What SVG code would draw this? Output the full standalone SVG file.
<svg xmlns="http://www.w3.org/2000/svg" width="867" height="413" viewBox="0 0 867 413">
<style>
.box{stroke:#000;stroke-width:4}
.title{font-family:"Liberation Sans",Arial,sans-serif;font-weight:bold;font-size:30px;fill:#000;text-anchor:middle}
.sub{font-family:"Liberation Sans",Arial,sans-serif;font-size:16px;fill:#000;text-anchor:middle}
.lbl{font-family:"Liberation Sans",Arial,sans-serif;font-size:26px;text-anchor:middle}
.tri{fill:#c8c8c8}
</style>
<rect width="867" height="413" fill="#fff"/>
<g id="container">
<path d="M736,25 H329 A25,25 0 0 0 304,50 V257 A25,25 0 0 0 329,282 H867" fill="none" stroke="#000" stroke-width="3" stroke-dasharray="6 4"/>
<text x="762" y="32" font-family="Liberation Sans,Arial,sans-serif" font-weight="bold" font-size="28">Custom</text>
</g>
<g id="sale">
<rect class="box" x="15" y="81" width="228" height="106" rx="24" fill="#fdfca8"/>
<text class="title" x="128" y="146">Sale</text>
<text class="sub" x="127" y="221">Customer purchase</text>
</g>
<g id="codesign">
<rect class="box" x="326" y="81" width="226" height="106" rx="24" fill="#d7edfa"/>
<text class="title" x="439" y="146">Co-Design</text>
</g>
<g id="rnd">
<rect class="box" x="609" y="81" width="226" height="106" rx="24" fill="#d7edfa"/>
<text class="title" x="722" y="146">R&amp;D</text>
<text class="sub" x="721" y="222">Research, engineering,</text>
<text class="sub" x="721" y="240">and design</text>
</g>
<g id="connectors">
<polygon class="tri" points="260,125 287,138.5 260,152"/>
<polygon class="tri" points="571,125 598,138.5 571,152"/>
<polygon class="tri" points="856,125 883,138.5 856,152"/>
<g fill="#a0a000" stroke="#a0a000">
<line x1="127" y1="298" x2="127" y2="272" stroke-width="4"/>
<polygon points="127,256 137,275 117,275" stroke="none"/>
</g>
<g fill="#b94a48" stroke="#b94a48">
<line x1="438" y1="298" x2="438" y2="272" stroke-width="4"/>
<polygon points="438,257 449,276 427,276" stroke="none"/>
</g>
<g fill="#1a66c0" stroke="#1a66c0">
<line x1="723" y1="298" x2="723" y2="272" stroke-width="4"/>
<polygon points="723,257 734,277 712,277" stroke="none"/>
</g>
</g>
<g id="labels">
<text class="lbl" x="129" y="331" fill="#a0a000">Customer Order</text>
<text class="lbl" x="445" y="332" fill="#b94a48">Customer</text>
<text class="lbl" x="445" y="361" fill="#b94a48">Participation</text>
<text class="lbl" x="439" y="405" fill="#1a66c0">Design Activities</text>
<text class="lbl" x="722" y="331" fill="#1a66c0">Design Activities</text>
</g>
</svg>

────

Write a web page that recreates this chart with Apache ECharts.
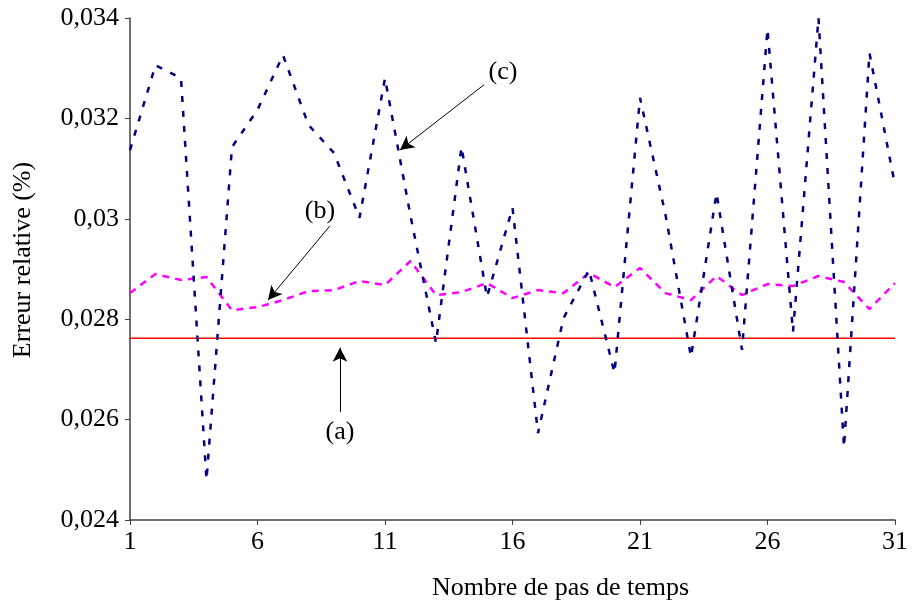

────

BRIEF: Return only the number of lines in the data that contain "this".

RESPONSE: 2